*Set problem:* Extract the complete listing and output it unchanged.

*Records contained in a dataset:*
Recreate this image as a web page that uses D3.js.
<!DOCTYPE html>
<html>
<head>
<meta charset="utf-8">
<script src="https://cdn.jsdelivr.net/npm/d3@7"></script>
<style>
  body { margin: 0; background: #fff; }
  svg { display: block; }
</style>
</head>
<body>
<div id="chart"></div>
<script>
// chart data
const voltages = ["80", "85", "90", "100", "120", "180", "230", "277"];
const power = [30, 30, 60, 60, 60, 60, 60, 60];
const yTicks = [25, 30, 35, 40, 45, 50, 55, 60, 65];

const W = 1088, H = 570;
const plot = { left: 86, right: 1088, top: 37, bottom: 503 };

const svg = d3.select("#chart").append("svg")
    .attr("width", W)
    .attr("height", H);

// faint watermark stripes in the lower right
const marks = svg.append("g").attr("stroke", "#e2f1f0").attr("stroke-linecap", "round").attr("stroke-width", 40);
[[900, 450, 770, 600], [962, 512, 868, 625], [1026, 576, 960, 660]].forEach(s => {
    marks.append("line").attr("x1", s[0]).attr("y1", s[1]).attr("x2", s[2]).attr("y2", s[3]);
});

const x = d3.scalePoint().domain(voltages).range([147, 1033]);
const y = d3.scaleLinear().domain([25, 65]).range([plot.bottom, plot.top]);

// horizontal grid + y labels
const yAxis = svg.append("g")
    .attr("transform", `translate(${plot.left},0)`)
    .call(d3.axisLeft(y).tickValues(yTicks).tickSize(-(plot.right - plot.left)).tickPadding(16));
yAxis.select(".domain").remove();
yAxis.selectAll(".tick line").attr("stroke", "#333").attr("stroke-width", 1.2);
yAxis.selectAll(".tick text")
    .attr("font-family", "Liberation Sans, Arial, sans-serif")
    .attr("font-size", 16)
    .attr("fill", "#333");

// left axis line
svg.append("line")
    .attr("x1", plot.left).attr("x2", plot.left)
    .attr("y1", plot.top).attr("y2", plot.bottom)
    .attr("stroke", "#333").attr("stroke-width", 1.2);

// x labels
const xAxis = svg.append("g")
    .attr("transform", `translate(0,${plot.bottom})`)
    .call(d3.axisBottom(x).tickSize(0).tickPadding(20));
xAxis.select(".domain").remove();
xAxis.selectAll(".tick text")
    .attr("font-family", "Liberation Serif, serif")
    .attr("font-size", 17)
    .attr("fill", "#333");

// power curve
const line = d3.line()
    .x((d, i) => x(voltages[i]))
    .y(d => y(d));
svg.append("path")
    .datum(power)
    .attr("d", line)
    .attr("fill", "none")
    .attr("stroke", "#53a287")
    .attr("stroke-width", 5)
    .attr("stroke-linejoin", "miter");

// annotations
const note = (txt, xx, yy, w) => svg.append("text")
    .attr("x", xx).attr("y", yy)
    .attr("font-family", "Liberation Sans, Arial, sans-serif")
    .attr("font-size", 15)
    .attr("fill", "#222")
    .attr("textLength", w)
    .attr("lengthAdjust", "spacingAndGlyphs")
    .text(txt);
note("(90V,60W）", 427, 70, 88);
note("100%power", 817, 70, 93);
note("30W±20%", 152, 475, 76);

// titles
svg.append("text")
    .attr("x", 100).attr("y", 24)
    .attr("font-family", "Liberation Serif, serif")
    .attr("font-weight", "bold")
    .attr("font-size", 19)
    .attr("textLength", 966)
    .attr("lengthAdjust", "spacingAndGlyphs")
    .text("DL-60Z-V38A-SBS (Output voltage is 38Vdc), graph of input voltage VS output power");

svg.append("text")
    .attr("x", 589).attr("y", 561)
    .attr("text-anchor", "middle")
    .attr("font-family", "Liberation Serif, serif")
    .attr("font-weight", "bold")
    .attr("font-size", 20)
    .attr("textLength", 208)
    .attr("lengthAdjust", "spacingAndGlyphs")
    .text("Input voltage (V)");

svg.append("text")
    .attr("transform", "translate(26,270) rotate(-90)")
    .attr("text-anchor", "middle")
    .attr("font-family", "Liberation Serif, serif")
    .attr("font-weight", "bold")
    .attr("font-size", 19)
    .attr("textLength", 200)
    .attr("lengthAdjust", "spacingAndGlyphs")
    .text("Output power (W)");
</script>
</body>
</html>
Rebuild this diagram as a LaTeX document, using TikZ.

*Completed task:*
Recreate this image as a web page that uses D3.js.
<!DOCTYPE html>
<html>
<head>
<meta charset="utf-8">
<script src="https://cdn.jsdelivr.net/npm/d3@7"></script>
<style>
  body { margin: 0; background: #fff; }
  svg { display: block; }
</style>
</head>
<body>
<div id="chart"></div>
<script>
// chart data
const voltages = ["80", "85", "90", "100", "120", "180", "230", "277"];
const power = [30, 30, 60, 60, 60, 60, 60, 60];
const yTicks = [25, 30, 35, 40, 45, 50, 55, 60, 65];

const W = 1088, H = 570;
const plot = { left: 86, right: 1088, top: 37, bottom: 503 };

const svg = d3.select("#chart").append("svg")
    .attr("width", W)
    .attr("height", H);

// faint watermark stripes in the lower right
const marks = svg.append("g").attr("stroke", "#e2f1f0").attr("stroke-linecap", "round").attr("stroke-width", 40);
[[900, 450, 770, 600], [962, 512, 868, 625], [1026, 576, 960, 660]].forEach(s => {
    marks.append("line").attr("x1", s[0]).attr("y1", s[1]).attr("x2", s[2]).attr("y2", s[3]);
});

const x = d3.scalePoint().domain(voltages).range([147, 1033]);
const y = d3.scaleLinear().domain([25, 65]).range([plot.bottom, plot.top]);

// horizontal grid + y labels
const yAxis = svg.append("g")
    .attr("transform", `translate(${plot.left},0)`)
    .call(d3.axisLeft(y).tickValues(yTicks).tickSize(-(plot.right - plot.left)).tickPadding(16));
yAxis.select(".domain").remove();
yAxis.selectAll(".tick line").attr("stroke", "#333").attr("stroke-width", 1.2);
yAxis.selectAll(".tick text")
    .attr("font-family", "Liberation Sans, Arial, sans-serif")
    .attr("font-size", 16)
    .attr("fill", "#333");

// left axis line
svg.append("line")
    .attr("x1", plot.left).attr("x2", plot.left)
    .attr("y1", plot.top).attr("y2", plot.bottom)
    .attr("stroke", "#333").attr("stroke-width", 1.2);

// x labels
const xAxis = svg.append("g")
    .attr("transform", `translate(0,${plot.bottom})`)
    .call(d3.axisBottom(x).tickSize(0).tickPadding(20));
xAxis.select(".domain").remove();
xAxis.selectAll(".tick text")
    .attr("font-family", "Liberation Serif, serif")
    .attr("font-size", 17)
    .attr("fill", "#333");

// power curve
const line = d3.line()
    .x((d, i) => x(voltages[i]))
    .y(d => y(d));
svg.append("path")
    .datum(power)
    .attr("d", line)
    .attr("fill", "none")
    .attr("stroke", "#53a287")
    .attr("stroke-width", 5)
    .attr("stroke-linejoin", "miter");

// annotations
const note = (txt, xx, yy, w) => svg.append("text")
    .attr("x", xx).attr("y", yy)
    .attr("font-family", "Liberation Sans, Arial, sans-serif")
    .attr("font-size", 15)
    .attr("fill", "#222")
    .attr("textLength", w)
    .attr("lengthAdjust", "spacingAndGlyphs")
    .text(txt);
note("(90V,60W）", 427, 70, 88);
note("100%power", 817, 70, 93);
note("30W±20%", 152, 475, 76);

// titles
svg.append("text")
    .attr("x", 100).attr("y", 24)
    .attr("font-family", "Liberation Serif, serif")
    .attr("font-weight", "bold")
    .attr("font-size", 19)
    .attr("textLength", 966)
    .attr("lengthAdjust", "spacingAndGlyphs")
    .text("DL-60Z-V38A-SBS (Output voltage is 38Vdc), graph of input voltage VS output power");

svg.append("text")
    .attr("x", 589).attr("y", 561)
    .attr("text-anchor", "middle")
    .attr("font-family", "Liberation Serif, serif")
    .attr("font-weight", "bold")
    .attr("font-size", 20)
    .attr("textLength", 208)
    .attr("lengthAdjust", "spacingAndGlyphs")
    .text("Input voltage (V)");

svg.append("text")
    .attr("transform", "translate(26,270) rotate(-90)")
    .attr("text-anchor", "middle")
    .attr("font-family", "Liberation Serif, serif")
    .attr("font-weight", "bold")
    .attr("font-size", 19)
    .attr("textLength", 200)
    .attr("lengthAdjust", "spacingAndGlyphs")
    .text("Output power (W)");
</script>
</body>
</html>
Rebuild this diagram as a LaTeX document, using TikZ.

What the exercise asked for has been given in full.